2. The level of the agency formulating taxation measures for “share transfer income” is raised
Pursuant to the original regulations, the measures for levying individual income taxes on “income from transfer of shares” are formulated separately by the Ministry of Finance and implemented upon approval of the State Council. After the amendments, however, the taxation measures may only be separately prescribed by the State of Council directly and submitted to the Standing Committee of the National People’s Congress for recordation. This means that the taxation on the “income from transfer of shares” will be more stringent and more attention should be paid to this development.
3. The scope of other deductions is clarified
As the tax reform brought the concept of special deductions, special additional deductions and other deductions, the Regulations also provides explanations as to what is considered other deductions, which include corporate annuities that are compliant state requirements and paid by individuals, occupational annuities, personal purchase of commercial health insurance that are compliant with national requirements, tax deferred commercial endowment insurance, and other deductible items pursuant to the State Council’s requirements.

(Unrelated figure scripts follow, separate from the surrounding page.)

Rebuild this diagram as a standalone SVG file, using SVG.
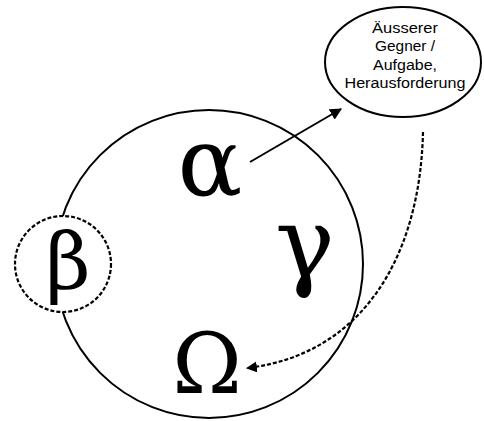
<svg xmlns="http://www.w3.org/2000/svg" width="484" height="421" viewBox="0 0 484 421">
<defs>
<style>
.line{fill:none;stroke:#000;stroke-width:2}
.dash{fill:none;stroke:#000;stroke-width:2.2;stroke-dasharray:4 2}
.greek{font-family:"DejaVu Serif","Liberation Serif",serif;fill:#000;text-anchor:middle}
.lbl{font-family:"Liberation Sans",Arial,sans-serif;font-size:14px;fill:#000;text-anchor:middle}
</style>
<marker id="ah" viewBox="0 0 10 10" refX="9" refY="5" markerWidth="6" markerHeight="6" orient="auto" markerUnits="strokeWidth">
<path d="M0,0 L10,5 L0,10 z" fill="#000"/>
</marker>
<marker id="ah2" viewBox="0 0 10 10" refX="9" refY="5" markerWidth="5" markerHeight="5" orient="auto" markerUnits="strokeWidth">
<path d="M0,0 L10,5 L0,10 z" fill="#000"/>
</marker>
</defs>
<rect width="484" height="421" fill="#fff"/>
<g id="main">
<circle class="line" cx="209" cy="264" r="154"/>
</g>
<g id="beta">
<circle class="dash" cx="63" cy="264" r="48" style="fill:#fff"/>
<text class="greek" x="68" y="289" font-size="78">β</text>
</g>
<g id="alpha"><text class="greek" x="210" y="195" font-size="96">α</text></g>
<g id="gamma"><text class="greek" x="305" y="277" font-size="100">γ</text></g>
<g id="omega"><text class="greek" x="207" y="393" font-size="84">Ω</text></g>
<g id="gegner">
<ellipse class="line" cx="403" cy="62" rx="78" ry="55" style="fill:#fff"/>
<text class="lbl" x="405" y="33" textLength="66" lengthAdjust="spacingAndGlyphs">Äusserer</text>
<text class="lbl" x="405" y="51" textLength="60" lengthAdjust="spacingAndGlyphs">Gegner /</text>
<text class="lbl" x="405" y="70" textLength="64" lengthAdjust="spacingAndGlyphs">Aufgabe,</text>
<text class="lbl" x="405" y="88" textLength="121" lengthAdjust="spacingAndGlyphs">Herausforderung</text>
</g>
<g id="connectors">
<line class="line" x1="250" y1="162" x2="341" y2="109" marker-end="url(#ah)"/>
<path class="dash" d="M423,132 C420,260 360,355 247,368" marker-end="url(#ah2)"/>
</g>
</svg>
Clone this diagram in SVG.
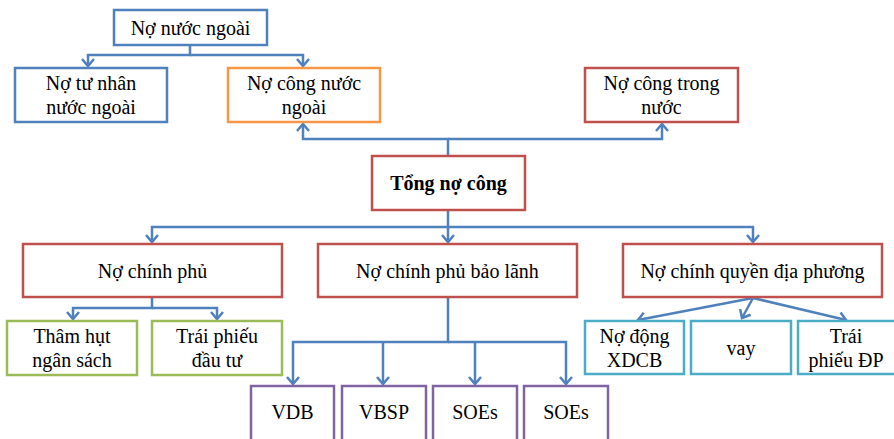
<svg xmlns="http://www.w3.org/2000/svg" width="894" height="439" viewBox="0 0 894 439">
  <style>
    .box { fill: #ffffff; stroke-width: 2.5; }
    .blue { stroke: #4F81BD; }
    .red { stroke: #C0504D; }
    .orange { stroke: #F79646; }
    .green { stroke: #9BBB59; }
    .purple { stroke: #8064A2; }
    .cyan { stroke: #4BACC6; }
    text { font-family: "Liberation Serif", "Times New Roman", serif; font-size: 20px; fill: #000000; text-anchor: middle; }
    .bold { font-weight: bold; }
    .link { fill: none; stroke: #4F81BD; stroke-width: 2.5; stroke-linejoin: miter; }
  </style>
  <defs>
    <marker id="arrow" markerUnits="userSpaceOnUse" viewBox="-8 -8 16 16" refX="0" refY="0" markerWidth="16" markerHeight="16" orient="auto">
      <path d="M-7,-6 L0,0 L-7,6" fill="none" stroke="#4F81BD" stroke-width="2.5"/>
    </marker>
  </defs>

  <rect width="894" height="439" fill="#ffffff"/>

  <!-- connectors -->
  <g id="connectors">
    <!-- foreign debt split -->
    <path class="link" d="M190,45 V55 H88 V66" marker-end="url(#arrow)"/>
    <path class="link" d="M190,55 H303 V66" marker-end="url(#arrow)"/>
    <!-- total public debt up to foreign / domestic public debt -->
    <path class="link" d="M448,156 V139 H303 V124" marker-end="url(#arrow)"/>
    <path class="link" d="M448,139 H662 V124" marker-end="url(#arrow)"/>
    <!-- total public debt down to three branches -->
    <path class="link" d="M448,210 V227 H152 V242" marker-end="url(#arrow)"/>
    <path class="link" d="M448,227 V242" marker-end="url(#arrow)"/>
    <path class="link" d="M448,227 H753 V242" marker-end="url(#arrow)"/>
    <!-- government debt -->
    <path class="link" d="M152,297 V308 H73 V319" marker-end="url(#arrow)"/>
    <path class="link" d="M152,308 H217 V319" marker-end="url(#arrow)"/>
    <!-- guaranteed debt -->
    <path class="link" d="M448,297 V342 H293 V384" marker-end="url(#arrow)"/>
    <path class="link" d="M383,342 V384" marker-end="url(#arrow)"/>
    <path class="link" d="M448,342 H566 V384" marker-end="url(#arrow)"/>
    <path class="link" d="M475,342 V384" marker-end="url(#arrow)"/>
    <!-- local government debt -->
    <path class="link" d="M753,298 L638,320" marker-end="url(#arrow)"/>
    <path class="link" d="M753,298 L742,318" marker-end="url(#arrow)"/>
    <path class="link" d="M753,298 L846,320" marker-end="url(#arrow)"/>
  </g>

  <g id="no-nuoc-ngoai">
    <rect class="box blue" x="114" y="10" width="153" height="35"/>
    <text x="190.5" y="35">Nợ nước ngoài</text>
  </g>
  <g id="no-tu-nhan-nuoc-ngoai">
    <rect class="box blue" x="15" y="68" width="152" height="54"/>
    <text x="91" y="90">Nợ tư nhân</text>
    <text x="91" y="114">nước ngoài</text>
  </g>
  <g id="no-cong-nuoc-ngoai">
    <rect class="box orange" x="228" y="68" width="152" height="54"/>
    <text x="304" y="90">Nợ công nước</text>
    <text x="304" y="114">ngoài</text>
  </g>
  <g id="no-cong-trong-nuoc">
    <rect class="box red" x="585" y="68" width="153" height="54"/>
    <text x="661.5" y="90">Nợ công trong</text>
    <text x="661.5" y="114">nước</text>
  </g>
  <g id="tong-no-cong">
    <rect class="box red" x="372" y="156" width="153" height="54"/>
    <text class="bold" x="448.5" y="190">Tổng nợ công</text>
  </g>
  <g id="no-chinh-phu">
    <rect class="box red" x="23" y="244" width="259" height="53"/>
    <text x="152.5" y="278">Nợ chính phủ</text>
  </g>
  <g id="no-chinh-phu-bao-lanh">
    <rect class="box red" x="318" y="244" width="259" height="53"/>
    <text x="447.5" y="278">Nợ chính phủ bảo lãnh</text>
  </g>
  <g id="no-chinh-quyen-dia-phuong">
    <rect class="box red" x="623" y="244" width="259" height="53"/>
    <text x="752.5" y="278">Nợ chính quyền địa phương</text>
  </g>
  <g id="tham-hut-ngan-sach">
    <rect class="box green" x="7" y="321" width="130" height="54"/>
    <text x="72" y="343">Thâm hụt</text>
    <text x="72" y="367">ngân sách</text>
  </g>
  <g id="trai-phieu-dau-tu">
    <rect class="box green" x="152" y="321" width="130" height="54"/>
    <text x="217" y="343">Trái phiếu</text>
    <text x="217" y="367">đầu tư</text>
  </g>
  <g id="vdb">
    <rect class="box purple" x="251" y="386" width="83" height="56"/>
    <text x="292.5" y="419">VDB</text>
  </g>
  <g id="vbsp">
    <rect class="box purple" x="342" y="386" width="84" height="56"/>
    <text x="384" y="419">VBSP</text>
  </g>
  <g id="soes-1">
    <rect class="box purple" x="433" y="386" width="84" height="56"/>
    <text x="475" y="419">SOEs</text>
  </g>
  <g id="soes-2">
    <rect class="box purple" x="524" y="386" width="84" height="56"/>
    <text x="566" y="419">SOEs</text>
  </g>
  <g id="no-dong-xdcb">
    <rect class="box cyan" x="585" y="321" width="99" height="53"/>
    <text x="634.5" y="343">Nợ động</text>
    <text x="634.5" y="367">XDCB</text>
  </g>
  <g id="vay">
    <rect class="box cyan" x="691" y="321" width="100" height="53"/>
    <text x="741" y="355">vay</text>
  </g>
  <g id="trai-phieu-dp">
    <rect class="box cyan" x="798" y="321" width="100" height="53"/>
    <text x="846" y="343">Trái</text>
    <text x="846" y="367">phiếu ĐP</text>
  </g>
</svg>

4. Clarification of settlement and payment scenarios
In view of the settlement and payment system proposed in the Individual Income Tax Law, the Regulations also provide a supplementary explanation. Pursuant to the Regulations, the scenarios where consolidated income needs to be settled and paid include: (1) where the consolidated income is derived from more than two sources, and the balance of the annual consolidated income minus the special deductions exceeds RMB 60,000; (2) where one or more items of income are derived from services, author’s remuneration or royalties with the balance of the annual consolidated income minus special deductions exceeding RMB 60,000; (3) where the amount of the prepaid tax in the tax year is lower than the taxable amount; and (4) where the taxpayer applies for a tax refund. If a taxpayer applies for a tax refund, it shall provide a bank account opened in China and apply for a tax refund at the place where the settlement and payment are made.
In general, the amendments to the Regulations primarily seek to reflect the tax reform and making the new law easier to operate. Meanwhile, the tax exemption policies for foreign nationals are also clarified, contributing to reduce income tax burden on foreign nationals and to attract foreign talents.